The phylogenetic tree was generated using the GTR-CAT substitution model and presents all the analyzed M. bovis isolates used in the study (n = 725), with information about countries (inner circle), clonal complex (middle circle) and lineages (outer circle) color coded. Moroccan isolates are indicated with bold marked tree branches, and human isolates are indicated with a red dot. The areas filled with a light grey shade indicate the groups that include Moroccan isolates.

Fig 4. High-resolution maximum-likelihood phylogenetic tree of groups 1–8.

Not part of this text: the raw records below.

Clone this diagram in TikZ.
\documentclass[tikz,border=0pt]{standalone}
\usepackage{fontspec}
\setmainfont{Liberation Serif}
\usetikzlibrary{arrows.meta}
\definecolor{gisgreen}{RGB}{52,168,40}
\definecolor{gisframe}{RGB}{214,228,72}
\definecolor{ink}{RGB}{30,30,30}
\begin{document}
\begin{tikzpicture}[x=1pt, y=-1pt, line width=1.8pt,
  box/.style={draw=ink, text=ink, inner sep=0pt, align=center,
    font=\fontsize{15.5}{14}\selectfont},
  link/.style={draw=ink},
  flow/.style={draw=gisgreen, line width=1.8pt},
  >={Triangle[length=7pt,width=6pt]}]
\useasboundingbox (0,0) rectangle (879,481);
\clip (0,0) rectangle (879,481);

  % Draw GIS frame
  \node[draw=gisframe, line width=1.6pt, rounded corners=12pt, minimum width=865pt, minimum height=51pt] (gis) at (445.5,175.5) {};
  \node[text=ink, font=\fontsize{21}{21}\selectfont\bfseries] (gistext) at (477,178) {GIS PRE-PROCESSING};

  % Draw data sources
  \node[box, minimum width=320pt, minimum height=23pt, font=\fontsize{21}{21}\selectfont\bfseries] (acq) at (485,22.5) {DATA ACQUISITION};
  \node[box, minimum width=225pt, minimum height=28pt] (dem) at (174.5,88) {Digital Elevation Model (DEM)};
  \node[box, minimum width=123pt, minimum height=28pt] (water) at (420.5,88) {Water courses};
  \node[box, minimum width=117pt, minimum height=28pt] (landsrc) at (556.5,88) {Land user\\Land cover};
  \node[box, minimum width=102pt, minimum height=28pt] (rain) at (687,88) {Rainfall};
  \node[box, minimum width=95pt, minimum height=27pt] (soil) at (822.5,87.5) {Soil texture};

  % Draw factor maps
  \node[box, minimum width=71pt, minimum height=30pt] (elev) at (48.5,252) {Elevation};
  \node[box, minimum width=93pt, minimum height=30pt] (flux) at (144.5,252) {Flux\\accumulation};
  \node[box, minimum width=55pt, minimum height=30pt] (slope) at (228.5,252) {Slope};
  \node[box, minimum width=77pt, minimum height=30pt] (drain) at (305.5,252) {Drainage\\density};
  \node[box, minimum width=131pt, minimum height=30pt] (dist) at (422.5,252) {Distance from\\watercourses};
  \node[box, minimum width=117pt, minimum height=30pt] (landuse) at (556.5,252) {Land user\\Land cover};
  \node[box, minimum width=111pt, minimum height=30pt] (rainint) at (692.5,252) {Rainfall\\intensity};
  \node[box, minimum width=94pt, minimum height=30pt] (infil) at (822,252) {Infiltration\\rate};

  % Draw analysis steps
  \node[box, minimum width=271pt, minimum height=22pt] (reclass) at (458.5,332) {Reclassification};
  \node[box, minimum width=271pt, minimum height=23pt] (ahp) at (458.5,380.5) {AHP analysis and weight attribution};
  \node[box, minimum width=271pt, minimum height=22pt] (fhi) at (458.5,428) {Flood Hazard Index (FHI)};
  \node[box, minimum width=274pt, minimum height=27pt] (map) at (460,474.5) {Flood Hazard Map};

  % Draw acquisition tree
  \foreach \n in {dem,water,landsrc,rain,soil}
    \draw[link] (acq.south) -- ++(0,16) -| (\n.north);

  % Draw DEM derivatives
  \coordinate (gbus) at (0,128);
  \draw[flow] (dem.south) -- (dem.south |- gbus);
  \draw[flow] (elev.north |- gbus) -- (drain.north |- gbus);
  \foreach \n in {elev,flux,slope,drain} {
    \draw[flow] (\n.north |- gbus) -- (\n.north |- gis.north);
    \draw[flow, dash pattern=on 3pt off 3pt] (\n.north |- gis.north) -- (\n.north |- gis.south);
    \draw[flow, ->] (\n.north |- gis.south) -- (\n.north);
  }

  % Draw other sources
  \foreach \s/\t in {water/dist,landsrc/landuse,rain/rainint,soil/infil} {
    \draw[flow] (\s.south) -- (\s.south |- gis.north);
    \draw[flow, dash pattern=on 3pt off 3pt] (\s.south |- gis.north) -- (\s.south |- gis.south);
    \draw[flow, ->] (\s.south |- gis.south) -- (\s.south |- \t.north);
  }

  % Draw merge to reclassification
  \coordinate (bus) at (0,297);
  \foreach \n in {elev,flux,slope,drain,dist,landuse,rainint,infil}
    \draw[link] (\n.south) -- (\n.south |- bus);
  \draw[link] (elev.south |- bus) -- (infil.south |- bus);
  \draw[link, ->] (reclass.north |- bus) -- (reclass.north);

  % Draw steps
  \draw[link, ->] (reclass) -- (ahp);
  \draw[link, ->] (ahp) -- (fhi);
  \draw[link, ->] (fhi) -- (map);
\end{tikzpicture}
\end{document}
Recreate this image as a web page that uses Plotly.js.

The legend indicates country of origin based on the highlighted isolate color. The scale bar represents the branch length in SNPs. Within this figure, eight panels illustrate the genetic relationships among M. bovis isolates. Fig 4A highlights the genetic connection between Moroccan and Spanish M. bovis isolates from cattle, alongside one of the seven Canadian M. bovis isolates analyzed. Fig 4B reveals genetic relationships between M. bovis isolates from Moroccan cattle and UK human in the top red box, while the bottom red box showcases the close genetic proximity of M. bovis isolates between Moroccan and Spanish cattle. Fig 4C emphasizes genetic proximity between M. bovis isolates from Moroccan and Spanish cattle in the top red box, with the second box displaying clustering of M. bovis isolates between Moroccan and Portuguese cattle. The third and fourth red boxes in Panel 3 show that M. bovis from Moroccan cattle are genetically related with M. bovis isolates collected from humans in Germany (including one that shares their Most Recent Common Ancestor with 20 SNPs apart). The bottom box also highlights another closely related relationship between a M. bovis isolate from Moroccan cattle a M. bovis isolate from human in Germany, as well as between M. bovis in Moroccan cattle and M. bovis in Algerian cattle. Fig 4D demonstrates the close genetic relationship between M. bovis cattle isolates from Morocco, Spain, and Portugal. Fig 4E displays genetic relationships between M. bovis isolates from Moroccan cattle and Spanish cattle and Moroccan cattle and humans in Germany. Fig 4F does not show close genetic links between M. bovis isolates from Morrocan cattle and cattle or humans from other countries. Fig 4G shows a close genetic relationship between M. bovis from Moroccan cattle and three humans from Germany. Fig 4H’s red box illustrates the genetic clustering of M. bovis isolates between cattle from Morocco and humans from Italy and Switzerland. The bottom red box highlights the close genetic relationship of M. bovis isolates between cattle in Morocco and a human in Italy, as well as the close relationship of these isolates with one from cattle in Algeria.